(2010/01/23 5:12), Tom Lane wrote:
> KaiGai Kohei<kaigai@ak.jp.nec.com> writes:
>> The attached patch is a revised version.
>
> I'm inclined to wonder whether this patch doesn't prove that we've
> reached the end of the line for the current representation of blobs
> in pg_dump archives. The alternative that I'm thinking about is to
> treat each blob as an independent object (hence, with its own TOC
> entry). If we did that, then the standard pg_dump mechanisms for
> ownership, ACLs, and comments would apply, and we could get rid of
> the messy hacks that this patch is just adding to. That would also
> open the door to future improvements like being able to selectively
> restore blobs. (Actually you could do it immediately if you didn't
> mind editing a -l file...) And it would for instance allow loading
> of blobs to be parallelized.
I also think it is better approach than the current blob representation.
> Now the argument against that is that it won't scale terribly well
> to situations with very large numbers of blobs. However, I'm not
> convinced that the current approach of cramming them all into one
> TOC entry scales so well either. If your large objects are actually
> large, there's not going to be an enormous number of them. We've
> heard of people with many tens of thousands of tables, and pg_dump
> speed didn't seem to be a huge bottleneck for them (at least not
> in recent versions). So I'm feeling we should not dismiss the
> idea of one TOC entry per blob.
Even if the database contains massive number of large objects, all the
pg_dump has to manege on RAM is its metadata, not data contents.

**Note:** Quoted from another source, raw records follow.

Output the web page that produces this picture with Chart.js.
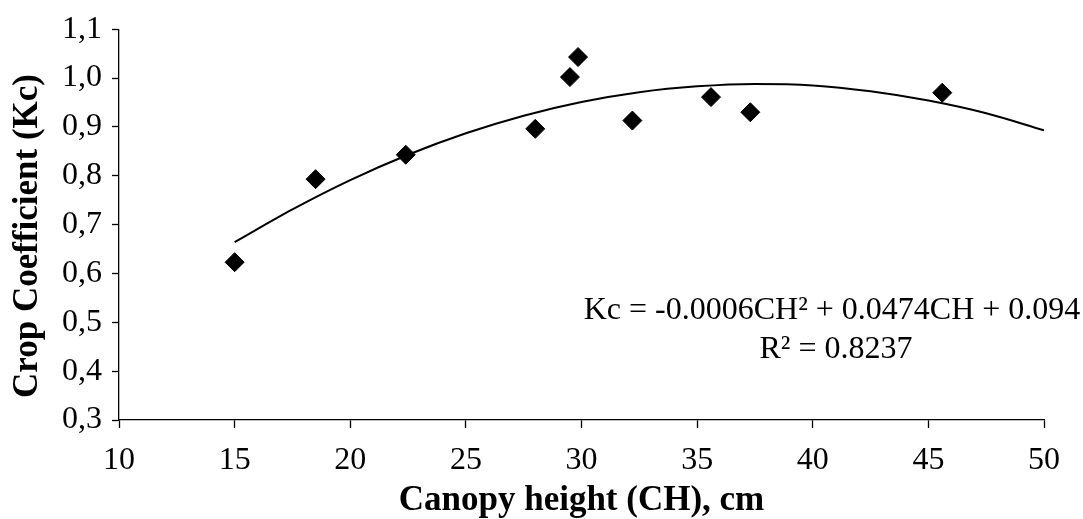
<!DOCTYPE html>
<html>
<head>
<meta charset="utf-8">
<script src="https://cdn.jsdelivr.net/npm/chart.js@4"></script>
<style>
  body { margin: 0; background: #fff; }
</style>
</head>
<body>
<canvas id="chart" width="1083" height="519"></canvas>
<script>
// Measured points: canopy height (cm) vs crop coefficient
const heightCm = [15.0, 18.5, 22.4, 28.0, 29.5, 29.85, 32.2, 35.6, 37.3, 45.6];
const kcValues = [0.623, 0.793, 0.843, 0.896, 1.002, 1.043, 0.913, 0.961, 0.930, 0.970];

// Polynomial trend line
const trendHeight = [15, 17.5, 20, 22.5, 25, 27.5, 30, 32.5, 35, 37.5, 40, 42.5, 45, 47.5, 50];
const trendKc = [0.664, 0.731, 0.791, 0.843, 0.887, 0.923, 0.951, 0.971, 0.983, 0.988, 0.985, 0.973, 0.954, 0.928, 0.893];

const equationText = 'Kc = -0.0006CH\u00B2 + 0.0474CH + 0.094';
const r2Text = 'R\u00B2 = 0.8237';
const yTitle = 'Crop Coefficient (Kc)';

const serif = '"Liberation Serif", "Times New Roman", serif';

// Draws the trend line equation and the y axis title
const textLabels = {
    id: 'textLabels',
    afterDraw(chart) {
        const ctx = chart.ctx;
        ctx.save();
        ctx.fillStyle = '#000';
        ctx.font = '32px ' + serif;
        ctx.textAlign = 'center';
        ctx.textBaseline = 'alphabetic';
        ctx.fillText(equationText, 832, 319);
        ctx.fillText(r2Text, 836, 358);

        ctx.translate(28, 236);
        ctx.rotate(-Math.PI / 2);
        ctx.font = 'bold 35px ' + serif;
        ctx.textBaseline = 'middle';
        ctx.fillText(yTitle, 0, 0);
        ctx.restore();
    }
};

const trendPoints = trendHeight.map((x, i) => ({ x: x, y: trendKc[i] }));
const measuredPoints = heightCm.map((x, i) => ({ x: x, y: kcValues[i] }));

new Chart(document.getElementById('chart'), {
    type: 'scatter',
    data: {
        datasets: [
            {
                label: 'Measured',
                data: measuredPoints,
                pointStyle: 'rectRot',
                pointRadius: 9.5,
                backgroundColor: '#000',
                borderColor: '#000',
                borderWidth: 1,
                order: 1
            },
            {
                label: 'Trend',
                type: 'line',
                data: trendPoints,
                borderColor: '#000',
                borderWidth: 2,
                pointRadius: 0,
                fill: false,
                cubicInterpolationMode: 'monotone',
                order: 2
            }
        ]
    },
    options: {
        responsive: false,
        animation: false,
        devicePixelRatio: 1,
        layout: { padding: { top: 24, right: 39, left: 0, bottom: 0 } },
        plugins: {
            legend: { display: false },
            tooltip: { enabled: false }
        },
        scales: {
            x: {
                type: 'linear',
                min: 10,
                max: 50,
                afterFit: scale => { scale.height = 99; },
                ticks: {
                    stepSize: 5,
                    color: '#000',
                    padding: 13,
                    font: { family: serif, size: 32 }
                },
                grid: { display: true, drawOnChartArea: false, drawTicks: true, tickLength: 8, color: '#000', tickWidth: 1.3 },
                border: { display: true, color: '#000', width: 1.3 },
                title: {
                    display: true,
                    text: 'Canopy height (CH), cm',
                    color: '#000',
                    padding: { top: 0, bottom: 1 },
                    font: { family: serif, size: 35, weight: 'bold', lineHeight: 1 }
                }
            },
            y: {
                min: 0.3,
                max: 1.1,
                afterFit: scale => { scale.width = 119; },
                ticks: {
                    stepSize: 0.1,
                    color: '#000',
                    padding: 10,
                    font: { family: serif, size: 32 },
                    callback: v => v.toFixed(1).replace('.', ',')
                },
                grid: { display: true, drawOnChartArea: false, drawTicks: true, tickLength: 7, color: '#000', tickWidth: 1.3 },
                border: { display: true, color: '#000', width: 1.3 }
            }
        }
    },
    plugins: [textLabels]
});
</script>
</body>
</html>
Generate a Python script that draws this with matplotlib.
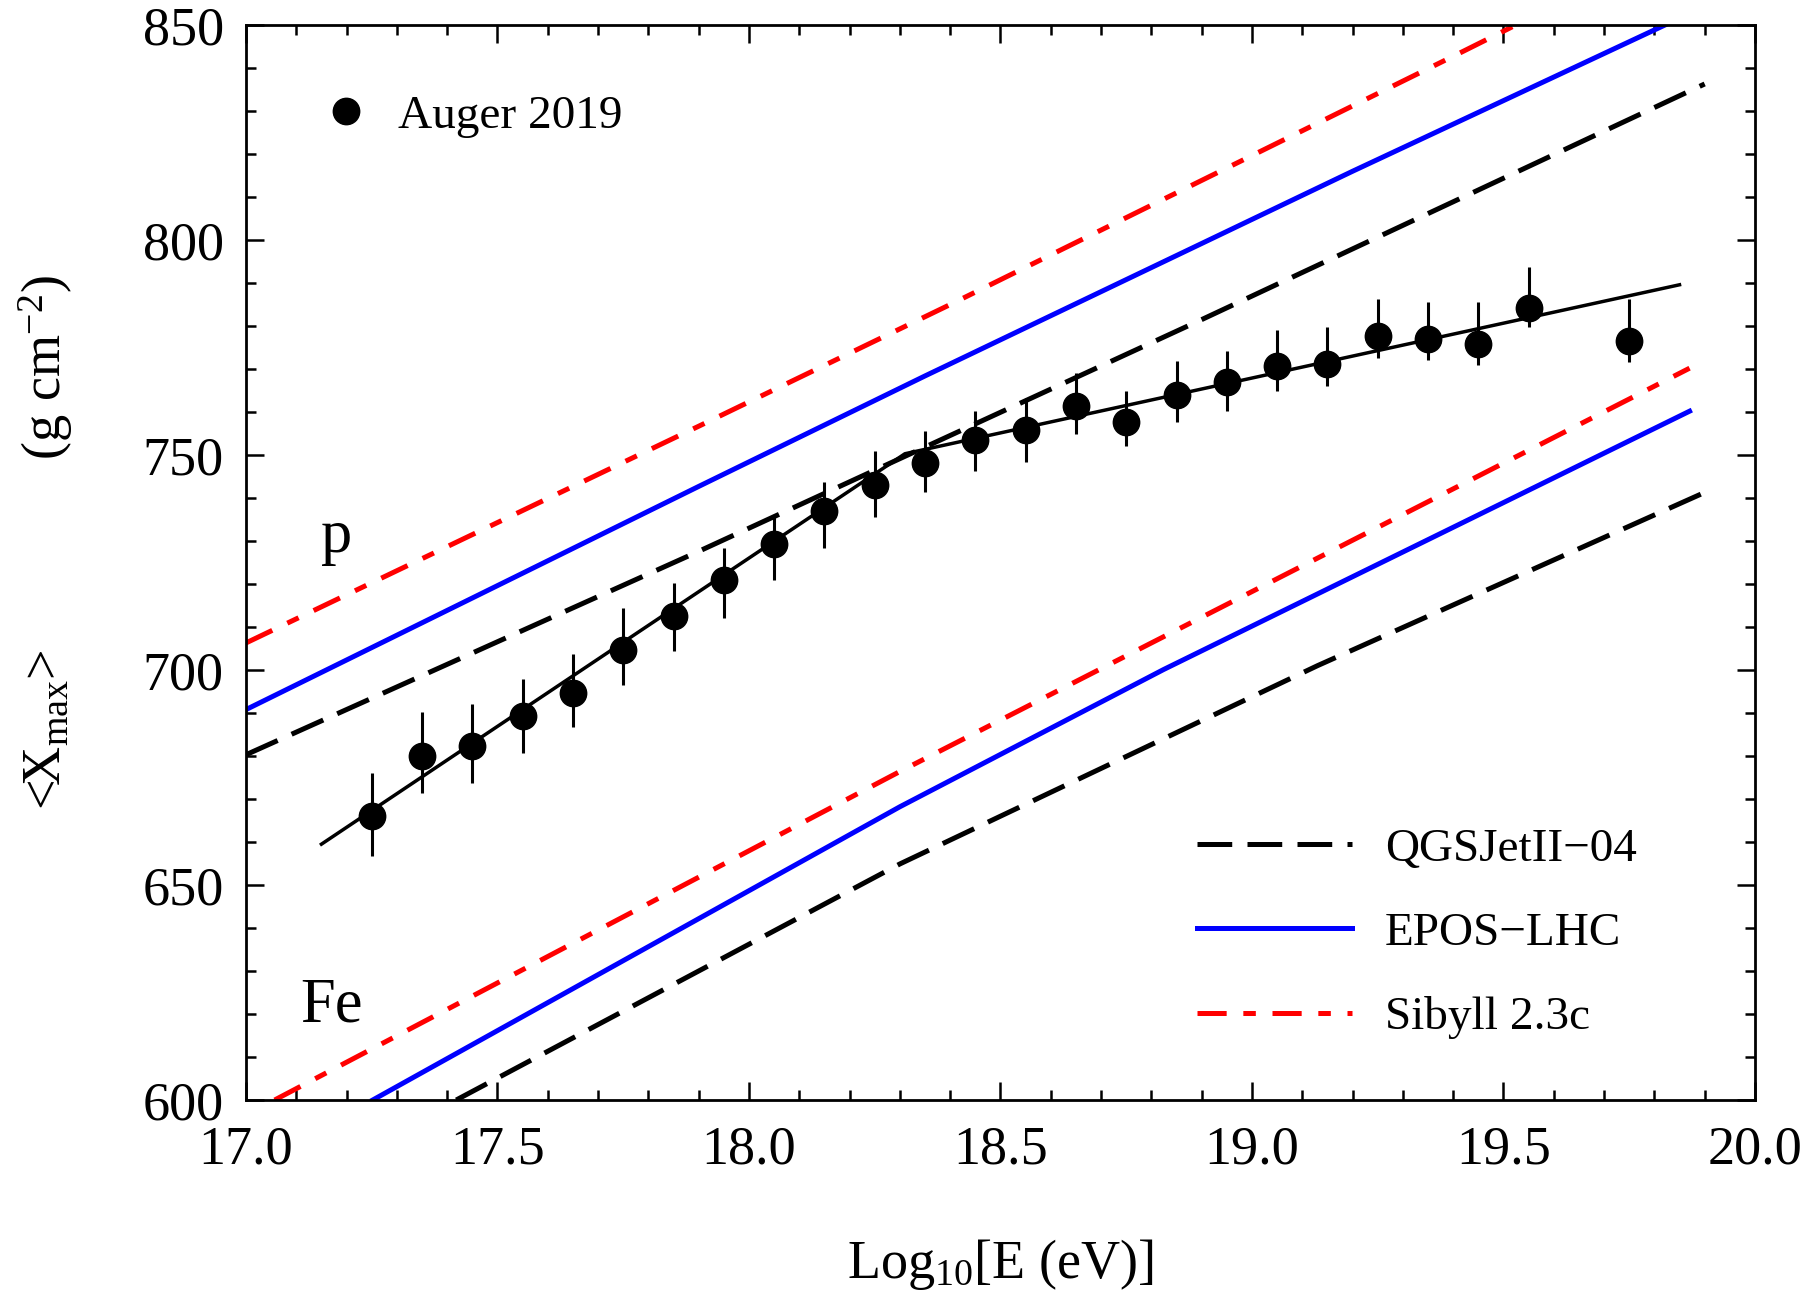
import matplotlib
matplotlib.use("Agg")
import matplotlib.pyplot as plt
from matplotlib.lines import Line2D

plt.rcParams['font.family'] = ['Liberation Serif', 'DejaVu Serif']
plt.rcParams['mathtext.fontset'] = 'custom'
plt.rcParams['mathtext.rm'] = 'Liberation Serif'
plt.rcParams['mathtext.it'] = 'Liberation Serif:italic'
plt.rcParams['lines.scale_dashes'] = False

# Auger 2019 <Xmax> data
logE = [17.25, 17.35, 17.45, 17.55, 17.65, 17.75, 17.85, 17.95, 18.05, 18.15,
        18.25, 18.35, 18.45, 18.55, 18.65, 18.75, 18.85, 18.95, 19.05, 19.15,
        19.25, 19.35, 19.45, 19.55, 19.75]
xmax = [666.0, 680.1, 682.3, 689.2, 694.7, 704.6, 712.5, 721.0, 729.3, 737.1,
        743.0, 748.2, 753.6, 755.9, 761.3, 757.6, 764.0, 766.9, 770.6, 771.2,
        777.8, 777.1, 775.9, 784.2, 776.5]
err_up = [10.1, 10.1, 9.7, 8.7, 9.1, 9.8, 7.8, 7.4, 6.8, 6.6,
          7.9, 7.3, 6.7, 7.4, 7.8, 7.4, 7.9, 7.4, 8.5, 8.5,
          8.4, 8.5, 9.7, 9.5, 9.7]
err_lo = [9.3, 8.7, 8.6, 8.5, 7.9, 8.0, 8.1, 9.0, 8.3, 8.7,
          7.4, 6.9, 7.4, 7.5, 6.5, 5.6, 6.2, 6.7, 5.6, 5.1,
          5.2, 5.1, 5.0, 4.5, 4.9]

# broken-line fit
fit_x = [17.15, 18.31, 19.85]
fit_y = [659.5, 750.3, 789.6]

# hadronic model predictions, proton
qgs_p_x = [17.0, 17.9, 18.9, 19.9]
qgs_p_y = [680.3, 727.6, 781.5, 836.3]
epos_p_x = [17.0, 17.9, 18.35, 19.2, 19.85]
epos_p_y = [690.8, 742.7, 768.4, 816.0, 851.6]
sib_p_x = [17.0, 17.9, 18.4, 19.42, 19.55]
sib_p_y = [706.3, 756.7, 785.0, 843.9, 851.5]

# hadronic model predictions, iron
qgs_fe_x = [17.418, 18.3, 19.13, 19.9]
qgs_fe_y = [600.0, 654.9, 701.0, 741.3]
epos_fe_x = [17.252, 18.3, 18.824, 19.87]
epos_fe_y = [600.0, 668.2, 700.1, 760.2]
sib_fe_x = [17.057, 18.3, 18.8, 19.87]
sib_fe_y = [600.0, 676.4, 706.3, 770.2]

DASH = (0, (25, 11))
DASHDOT = (0, (21, 12, 9, 12))
LW = 3.6

fig = plt.figure(figsize=(18.1, 12.92), dpi=100)
ax = fig.add_axes([0.1359, 0.1486, 0.8337, 0.832])

ax.plot(sib_p_x, sib_p_y, color='red', lw=LW, linestyle=DASHDOT)
ax.plot(epos_p_x, epos_p_y, color='blue', lw=LW)
ax.plot(qgs_p_x, qgs_p_y, color='black', lw=LW, linestyle=DASH)
ax.plot(sib_fe_x, sib_fe_y, color='red', lw=LW, linestyle=DASHDOT)
ax.plot(epos_fe_x, epos_fe_y, color='blue', lw=LW)
ax.plot(qgs_fe_x, qgs_fe_y, color='black', lw=LW, linestyle=DASH)

ax.plot(fit_x, fit_y, color='black', lw=2.5)
ax.errorbar(logE, xmax, yerr=[err_lo, err_up], fmt='o', color='black',
            markersize=19, elinewidth=2.2, capsize=0)

ax.text(17.18, 727.5, "p", fontsize=45, ha='center', va='baseline')
ax.text(17.17, 618.3, "Fe", fontsize=45, ha='center', va='baseline')

ax.set_xlim(17.0, 20.0)
ax.set_ylim(600, 850)
ax.set_xticks([17.0, 17.5, 18.0, 18.5, 19.0, 19.5, 20.0])
ax.set_xticklabels(["17.0", "17.5", "18.0", "18.5", "19.0", "19.5", "20.0"])
ax.set_yticks([600, 650, 700, 750, 800, 850])
ax.set_xticks([17 + 0.1 * i for i in range(31)], minor=True)
ax.set_yticks(list(range(600, 851, 10)), minor=True)
ax.tick_params(which='both', direction='in', top=True, right=True,
               width=1.8, labelsize=39)
ax.tick_params(which='major', length=13)
ax.tick_params(which='minor', length=7.5)
ax.tick_params(axis='x', pad=18)
ax.tick_params(axis='y', pad=16)
for s in ax.spines.values():
    s.set_linewidth(2.0)

ax.set_xlabel(r"Log$_{10}$[E (eV)]", fontsize=39)
ax.xaxis.set_label_coords(0.5, -0.127)
ax.set_ylabel(r"<X$_{\mathrm{max}}$>" + " " * 14 + r"(g cm$^{-2}$)",
              fontsize=39)
ax.yaxis.set_label_coords(-0.113, 0.519)

data_handle = Line2D([], [], marker='o', color='black', linestyle='none',
                     markersize=19)
leg1 = ax.legend([data_handle], ["Auger 2019"], loc='center left',
                 bbox_to_anchor=(0.0517, 0.915), frameon=False, fontsize=34,
                 handlelength=0.95, handletextpad=0.62, borderpad=0,
                 borderaxespad=0)
ax.add_artist(leg1)

model_handles = [
    Line2D([], [], color='black', lw=LW, linestyle=DASH),
    Line2D([], [], color='blue', lw=LW),
    Line2D([], [], color='red', lw=LW, linestyle=DASHDOT),
]
ax.legend(model_handles, ["QGSJetII\u221204", "EPOS\u2212LHC", "Sibyll 2.3c"],
          loc='center left', bbox_to_anchor=(0.630, 0.155), frameon=False,
          fontsize=34, handlelength=3.3, handletextpad=0.69,
          labelspacing=0.87, borderpad=0, borderaxespad=0)

fig.savefig("out.png", dpi=100)
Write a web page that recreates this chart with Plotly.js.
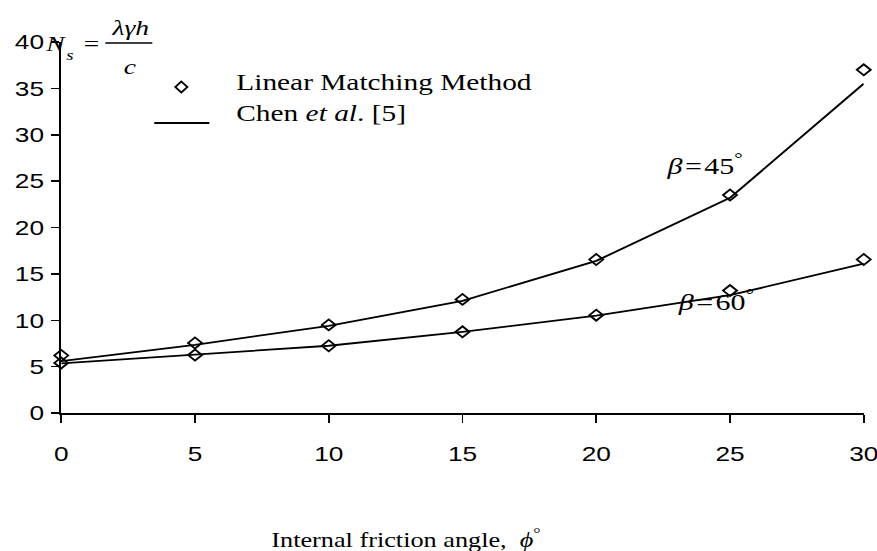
<!DOCTYPE html>
<html>
<head>
<meta charset="utf-8">
<script src="https://cdn.plot.ly/plotly-3.0.1.min.js"></script>
<style>
html,body{margin:0;padding:0;background:#fff;overflow:hidden;}
#wrap{width:877px;height:551px;overflow:hidden;}
#chart{height:551px;transform-origin:0 0;}
</style>
</head>
<body>
<div id="wrap"><div id="chart"></div></div>
<script>
// Data
const angles = [0, 5, 10, 15, 20, 25, 30];
const lmm45 = [6.2, 7.55, 9.5, 12.25, 16.55, 23.5, 37.0];
const chen45 = [5.6, 7.35, 9.4, 12.1, 16.4, 23.2, 35.5];
const lmm60 = [5.4, 6.25, 7.25, 8.75, 10.55, 13.2, 16.55];
const chen60 = [5.35, 6.3, 7.25, 8.75, 10.5, 12.7, 16.1];
const xTicks = [0, 5, 10, 15, 20, 25, 30];
const yTicks = [0, 5, 10, 15, 20, 25, 30, 35, 40];
const legendLabels = ['Linear Matching Method', 'Chen <i>et al</i>. [5]'];
const curveLabels = ['<i>β</i>\u200A=\u200A45<sup>°</sup>', '<i>β</i>\u200A=\u200A60<sup>°</sup>'];
const xTitle = 'Internal friction angle,  <i>ϕ</i><sup>°</sup>';

// The reference is drawn slightly stretched horizontally; reproduce with scaleX
const S = 1.25;
const W = 877 / S, H = 551;
const M = {l: 61 / S, r: 14 / S, t: 42, b: 138};
const pw = W - M.l - M.r, ph = H - M.t - M.b;
// positions given in reference (stretched) pixels
const px = x => (x / S - M.l) / pw;
const py = y => (H - M.b - y) / ph;

document.getElementById('chart').style.width = W + 'px';
document.getElementById('chart').style.transform = 'scaleX(' + S + ')';

const serif = 'Liberation Serif, Times New Roman, serif';
const sans = 'Liberation Sans, Arial, sans-serif';

const lineStyle = {color: '#000', width: 1.8};
const markerStyle = {symbol: 'diamond-open', size: 8.5, color: '#000', line: {color: '#000', width: 1.7}};

const traces = [
  {x: angles, y: chen45, mode: 'lines', line: lineStyle, showlegend: false, cliponaxis: false},
  {x: angles, y: chen60, mode: 'lines', line: lineStyle, showlegend: false, cliponaxis: false},
  {x: angles, y: lmm45, mode: 'markers', marker: markerStyle, showlegend: false, cliponaxis: false},
  {x: angles, y: lmm60, mode: 'markers', marker: markerStyle, showlegend: false, cliponaxis: false}
];

function ann(text, x, y, size, opts) {
  return Object.assign({text: text, xref: 'paper', yref: 'paper', x: px(x), y: py(y),
    showarrow: false, xanchor: 'center', yanchor: 'middle',
    font: {family: serif, size: size, color: '#000'}}, opts || {});
}

// diamond for legend (reference pixels: half-width 6, half-height 5.5)
const dx = 6 / S / pw, dy = 5.5 / ph;
const cx = px(181), cy = py(87);
const diamondPath = `M ${cx},${cy + dy} L ${cx + dx},${cy} L ${cx},${cy - dy} L ${cx - dx},${cy} Z`;

const layout = {
  width: W, height: H,
  margin: M,
  paper_bgcolor: '#fff', plot_bgcolor: '#fff',
  showlegend: false,
  xaxis: {
    range: [0, 30], tickvals: xTicks, ticktext: xTicks.map(String),
    showgrid: false, zeroline: false, showline: true, linecolor: '#000', linewidth: 2,
    ticks: 'outside', ticklen: 8, tickwidth: 1.3, tickcolor: '#000',
    ticklabelstandoff: 13, ticklabeloverflow: 'allow',
    tickfont: {family: sans, size: 21, color: '#000'}
  },
  yaxis: {
    range: [0, 40], tickvals: yTicks, ticktext: yTicks.map(String),
    showgrid: false, zeroline: false, showline: true, linecolor: '#000', linewidth: 1.6,
    ticks: 'outside', ticklen: 7, tickwidth: 1.5, tickcolor: '#000',
    ticklabelstandoff: 1, ticklabeloverflow: 'allow',
    tickfont: {family: sans, size: 21, color: '#000'}
  },
  shapes: [
    {type: 'path', xref: 'paper', yref: 'paper', path: diamondPath, line: {color: '#000', width: 1.7}},
    {type: 'line', xref: 'paper', yref: 'paper', x0: px(154), x1: px(209), y0: py(123), y1: py(123), line: {color: '#000', width: 1.8}},
    {type: 'line', xref: 'paper', yref: 'paper', x0: px(105), x1: px(152), y0: py(43), y1: py(43), line: {color: '#000', width: 1.3}}
  ],
  annotations: [
    ann(legendLabels[0], 233, 82, 23.5, {xanchor: 'left'}),
    ann(legendLabels[1], 233, 113, 23.5, {xanchor: 'left'}),
    ann(curveLabels[0], 704, 164, 24),
    ann(curveLabels[1], 715, 300, 24),
    ann(xTitle, 268, 538, 21, {xanchor: 'left'}),
    ann('<i>N</i>', 55, 43, 22),
    ann('<i>s</i>', 70, 55, 15),
    ann('=', 91, 44, 22),
    ann('<i>λγh</i>', 130, 27, 22),
    ann('<i>c</i>', 130, 66, 22)
  ]
};

Plotly.newPlot('chart', traces, layout, {staticPlot: true, displayModeBar: false});
</script>
</body>
</html>
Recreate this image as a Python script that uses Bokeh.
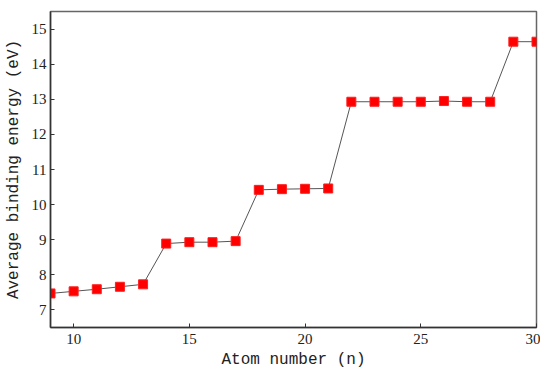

If we have one TOC entry per blob, the amount of total i/o size between
server and pg_dump is not different from the current approach.
If we assume one TOC entry consume 64 bytes of RAM, it needs 450MB of
RAM for 7 million BLOBs.
In the recent computers, is it unacceptable pain?
If you try to dump TB class database, I'd like to assume the machine
where pg_dump runs has adequate storage and RAM.